- Directions
Quote every line as written. Omit pictures.

- Provided data
▶
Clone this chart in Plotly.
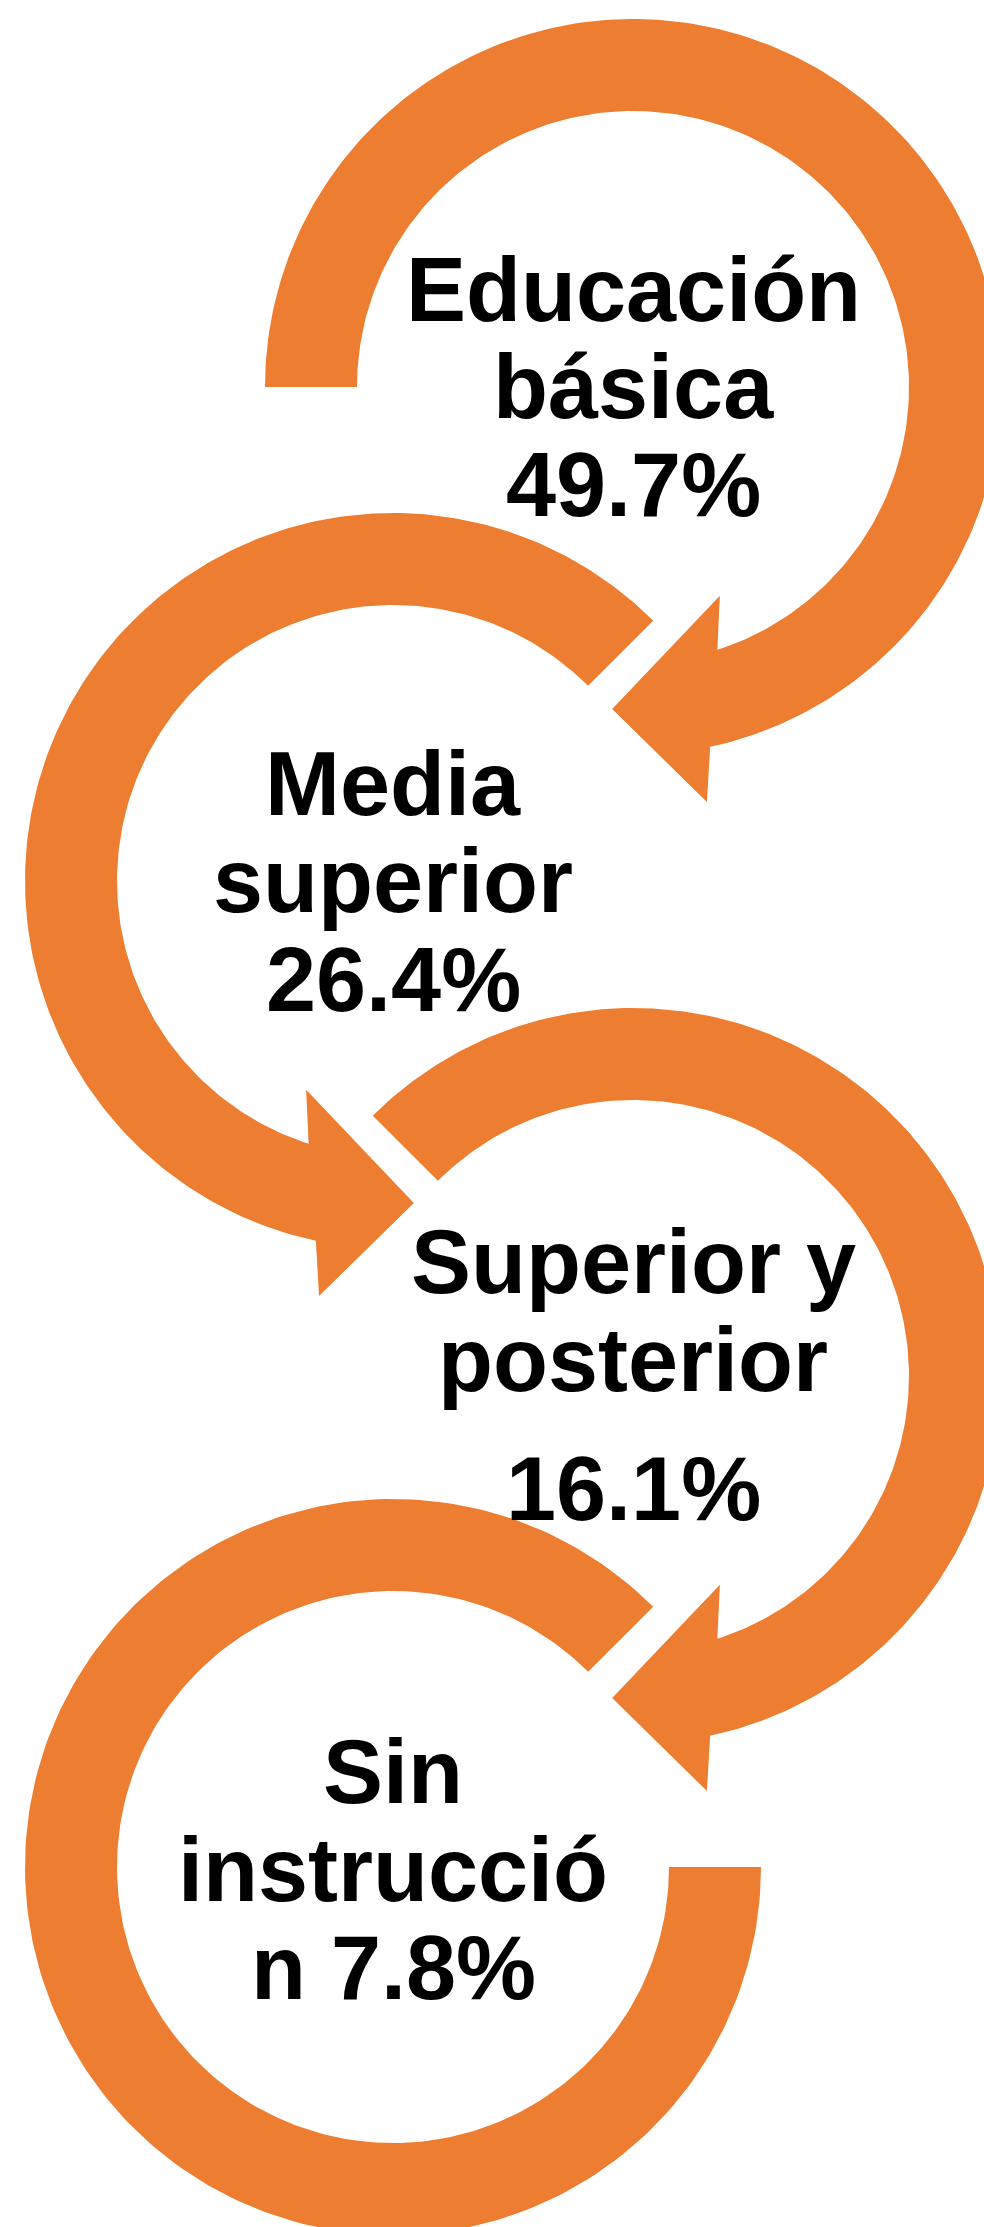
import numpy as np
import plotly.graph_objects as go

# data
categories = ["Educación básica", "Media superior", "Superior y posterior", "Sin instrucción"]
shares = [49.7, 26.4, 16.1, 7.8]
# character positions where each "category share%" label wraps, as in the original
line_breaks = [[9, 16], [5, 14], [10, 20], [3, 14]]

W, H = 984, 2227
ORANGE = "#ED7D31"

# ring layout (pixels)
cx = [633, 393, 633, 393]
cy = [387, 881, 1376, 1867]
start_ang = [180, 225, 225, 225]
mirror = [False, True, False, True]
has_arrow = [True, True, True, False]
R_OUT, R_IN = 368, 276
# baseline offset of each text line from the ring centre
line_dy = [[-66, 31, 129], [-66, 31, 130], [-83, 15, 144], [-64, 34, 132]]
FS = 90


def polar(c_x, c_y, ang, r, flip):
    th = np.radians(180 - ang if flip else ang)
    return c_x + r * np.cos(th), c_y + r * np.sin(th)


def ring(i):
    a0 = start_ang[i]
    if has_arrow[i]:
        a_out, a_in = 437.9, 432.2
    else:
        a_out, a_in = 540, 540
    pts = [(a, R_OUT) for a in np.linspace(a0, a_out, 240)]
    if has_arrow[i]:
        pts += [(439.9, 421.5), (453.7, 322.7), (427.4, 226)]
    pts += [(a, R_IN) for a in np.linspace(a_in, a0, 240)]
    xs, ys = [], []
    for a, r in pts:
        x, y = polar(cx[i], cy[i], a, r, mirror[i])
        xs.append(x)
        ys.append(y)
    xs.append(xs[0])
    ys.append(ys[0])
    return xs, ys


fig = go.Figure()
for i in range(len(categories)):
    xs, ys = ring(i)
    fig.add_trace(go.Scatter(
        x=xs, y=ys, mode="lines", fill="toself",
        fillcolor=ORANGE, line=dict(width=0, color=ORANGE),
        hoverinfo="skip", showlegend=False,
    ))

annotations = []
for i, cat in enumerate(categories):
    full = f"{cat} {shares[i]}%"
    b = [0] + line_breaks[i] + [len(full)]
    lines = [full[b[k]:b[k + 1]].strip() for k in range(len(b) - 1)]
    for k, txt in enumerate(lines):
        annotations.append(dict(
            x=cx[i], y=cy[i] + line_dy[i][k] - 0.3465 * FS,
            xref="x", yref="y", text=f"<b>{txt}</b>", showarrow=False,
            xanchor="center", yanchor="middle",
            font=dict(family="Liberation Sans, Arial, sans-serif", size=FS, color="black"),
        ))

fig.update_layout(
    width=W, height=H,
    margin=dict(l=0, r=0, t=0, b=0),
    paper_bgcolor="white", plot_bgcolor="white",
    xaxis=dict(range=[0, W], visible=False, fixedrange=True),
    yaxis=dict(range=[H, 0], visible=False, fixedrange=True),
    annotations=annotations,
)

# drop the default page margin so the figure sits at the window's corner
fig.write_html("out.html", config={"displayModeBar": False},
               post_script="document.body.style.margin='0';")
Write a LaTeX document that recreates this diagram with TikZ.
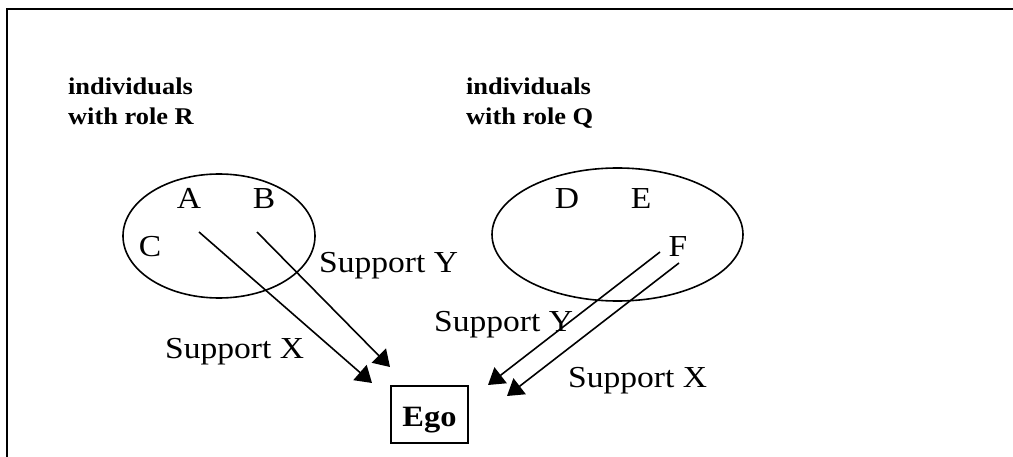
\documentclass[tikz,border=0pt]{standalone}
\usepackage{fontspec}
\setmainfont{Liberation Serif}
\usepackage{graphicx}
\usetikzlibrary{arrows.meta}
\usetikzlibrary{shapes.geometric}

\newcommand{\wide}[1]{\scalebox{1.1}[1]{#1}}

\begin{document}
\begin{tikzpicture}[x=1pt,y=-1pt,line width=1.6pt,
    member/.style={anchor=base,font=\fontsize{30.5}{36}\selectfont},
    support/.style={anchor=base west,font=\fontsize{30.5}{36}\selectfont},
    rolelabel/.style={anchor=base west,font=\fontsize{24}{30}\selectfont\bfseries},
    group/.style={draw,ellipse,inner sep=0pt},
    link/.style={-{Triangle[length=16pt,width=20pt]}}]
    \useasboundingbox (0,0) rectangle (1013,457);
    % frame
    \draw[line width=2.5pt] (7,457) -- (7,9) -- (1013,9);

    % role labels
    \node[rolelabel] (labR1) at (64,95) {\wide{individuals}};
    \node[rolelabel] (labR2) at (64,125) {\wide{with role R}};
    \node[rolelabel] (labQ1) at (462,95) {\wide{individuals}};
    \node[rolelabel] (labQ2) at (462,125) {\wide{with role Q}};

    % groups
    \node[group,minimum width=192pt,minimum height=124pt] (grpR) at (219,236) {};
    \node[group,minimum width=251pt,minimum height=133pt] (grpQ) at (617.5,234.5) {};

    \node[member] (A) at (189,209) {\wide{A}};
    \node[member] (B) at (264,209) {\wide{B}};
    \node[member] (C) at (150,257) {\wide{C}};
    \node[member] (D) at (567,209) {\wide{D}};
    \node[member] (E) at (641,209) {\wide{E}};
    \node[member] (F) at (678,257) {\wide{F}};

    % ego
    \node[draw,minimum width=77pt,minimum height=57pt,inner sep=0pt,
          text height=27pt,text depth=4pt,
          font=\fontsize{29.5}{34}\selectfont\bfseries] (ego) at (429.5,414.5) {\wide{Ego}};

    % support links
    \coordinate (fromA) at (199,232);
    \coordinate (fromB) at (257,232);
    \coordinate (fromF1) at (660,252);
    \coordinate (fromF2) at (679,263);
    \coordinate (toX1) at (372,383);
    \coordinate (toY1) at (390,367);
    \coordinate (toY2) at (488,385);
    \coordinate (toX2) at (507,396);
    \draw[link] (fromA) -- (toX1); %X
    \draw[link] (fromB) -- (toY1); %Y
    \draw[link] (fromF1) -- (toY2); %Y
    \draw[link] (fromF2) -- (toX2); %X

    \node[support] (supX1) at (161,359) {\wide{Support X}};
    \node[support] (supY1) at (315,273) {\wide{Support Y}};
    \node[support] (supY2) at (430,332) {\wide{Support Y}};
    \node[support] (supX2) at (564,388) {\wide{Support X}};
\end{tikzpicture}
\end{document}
◀
- Right answer
Clone this chart in Plotly.
import numpy as np
import plotly.graph_objects as go

# data
categories = ["Educación básica", "Media superior", "Superior y posterior", "Sin instrucción"]
shares = [49.7, 26.4, 16.1, 7.8]
# character positions where each "category share%" label wraps, as in the original
line_breaks = [[9, 16], [5, 14], [10, 20], [3, 14]]

W, H = 984, 2227
ORANGE = "#ED7D31"

# ring layout (pixels)
cx = [633, 393, 633, 393]
cy = [387, 881, 1376, 1867]
start_ang = [180, 225, 225, 225]
mirror = [False, True, False, True]
has_arrow = [True, True, True, False]
R_OUT, R_IN = 368, 276
# baseline offset of each text line from the ring centre
line_dy = [[-66, 31, 129], [-66, 31, 130], [-83, 15, 144], [-64, 34, 132]]
FS = 90


def polar(c_x, c_y, ang, r, flip):
    th = np.radians(180 - ang if flip else ang)
    return c_x + r * np.cos(th), c_y + r * np.sin(th)


def ring(i):
    a0 = start_ang[i]
    if has_arrow[i]:
        a_out, a_in = 437.9, 432.2
    else:
        a_out, a_in = 540, 540
    pts = [(a, R_OUT) for a in np.linspace(a0, a_out, 240)]
    if has_arrow[i]:
        pts += [(439.9, 421.5), (453.7, 322.7), (427.4, 226)]
    pts += [(a, R_IN) for a in np.linspace(a_in, a0, 240)]
    xs, ys = [], []
    for a, r in pts:
        x, y = polar(cx[i], cy[i], a, r, mirror[i])
        xs.append(x)
        ys.append(y)
    xs.append(xs[0])
    ys.append(ys[0])
    return xs, ys


fig = go.Figure()
for i in range(len(categories)):
    xs, ys = ring(i)
    fig.add_trace(go.Scatter(
        x=xs, y=ys, mode="lines", fill="toself",
        fillcolor=ORANGE, line=dict(width=0, color=ORANGE),
        hoverinfo="skip", showlegend=False,
    ))

annotations = []
for i, cat in enumerate(categories):
    full = f"{cat} {shares[i]}%"
    b = [0] + line_breaks[i] + [len(full)]
    lines = [full[b[k]:b[k + 1]].strip() for k in range(len(b) - 1)]
    for k, txt in enumerate(lines):
        annotations.append(dict(
            x=cx[i], y=cy[i] + line_dy[i][k] - 0.3465 * FS,
            xref="x", yref="y", text=f"<b>{txt}</b>", showarrow=False,
            xanchor="center", yanchor="middle",
            font=dict(family="Liberation Sans, Arial, sans-serif", size=FS, color="black"),
        ))

fig.update_layout(
    width=W, height=H,
    margin=dict(l=0, r=0, t=0, b=0),
    paper_bgcolor="white", plot_bgcolor="white",
    xaxis=dict(range=[0, W], visible=False, fixedrange=True),
    yaxis=dict(range=[H, 0], visible=False, fixedrange=True),
    annotations=annotations,
)

# drop the default page margin so the figure sits at the window's corner
fig.write_html("out.html", config={"displayModeBar": False},
               post_script="document.body.style.margin='0';")
Write a LaTeX document that recreates this diagram with TikZ.
\documentclass[tikz,border=0pt]{standalone}
\usepackage{fontspec}
\setmainfont{Liberation Serif}
\usepackage{graphicx}
\usetikzlibrary{arrows.meta}
\usetikzlibrary{shapes.geometric}

\newcommand{\wide}[1]{\scalebox{1.1}[1]{#1}}

\begin{document}
\begin{tikzpicture}[x=1pt,y=-1pt,line width=1.6pt,
    member/.style={anchor=base,font=\fontsize{30.5}{36}\selectfont},
    support/.style={anchor=base west,font=\fontsize{30.5}{36}\selectfont},
    rolelabel/.style={anchor=base west,font=\fontsize{24}{30}\selectfont\bfseries},
    group/.style={draw,ellipse,inner sep=0pt},
    link/.style={-{Triangle[length=16pt,width=20pt]}}]
    \useasboundingbox (0,0) rectangle (1013,457);
    % frame
    \draw[line width=2.5pt] (7,457) -- (7,9) -- (1013,9);

    % role labels
    \node[rolelabel] (labR1) at (64,95) {\wide{individuals}};
    \node[rolelabel] (labR2) at (64,125) {\wide{with role R}};
    \node[rolelabel] (labQ1) at (462,95) {\wide{individuals}};
    \node[rolelabel] (labQ2) at (462,125) {\wide{with role Q}};

    % groups
    \node[group,minimum width=192pt,minimum height=124pt] (grpR) at (219,236) {};
    \node[group,minimum width=251pt,minimum height=133pt] (grpQ) at (617.5,234.5) {};

    \node[member] (A) at (189,209) {\wide{A}};
    \node[member] (B) at (264,209) {\wide{B}};
    \node[member] (C) at (150,257) {\wide{C}};
    \node[member] (D) at (567,209) {\wide{D}};
    \node[member] (E) at (641,209) {\wide{E}};
    \node[member] (F) at (678,257) {\wide{F}};

    % ego
    \node[draw,minimum width=77pt,minimum height=57pt,inner sep=0pt,
          text height=27pt,text depth=4pt,
          font=\fontsize{29.5}{34}\selectfont\bfseries] (ego) at (429.5,414.5) {\wide{Ego}};

    % support links
    \coordinate (fromA) at (199,232);
    \coordinate (fromB) at (257,232);
    \coordinate (fromF1) at (660,252);
    \coordinate (fromF2) at (679,263);
    \coordinate (toX1) at (372,383);
    \coordinate (toY1) at (390,367);
    \coordinate (toY2) at (488,385);
    \coordinate (toX2) at (507,396);
    \draw[link] (fromA) -- (toX1); %X
    \draw[link] (fromB) -- (toY1); %Y
    \draw[link] (fromF1) -- (toY2); %Y
    \draw[link] (fromF2) -- (toX2); %X

    \node[support] (supX1) at (161,359) {\wide{Support X}};
    \node[support] (supY1) at (315,273) {\wide{Support Y}};
    \node[support] (supY2) at (430,332) {\wide{Support Y}};
    \node[support] (supX2) at (564,388) {\wide{Support X}};
\end{tikzpicture}
\end{document}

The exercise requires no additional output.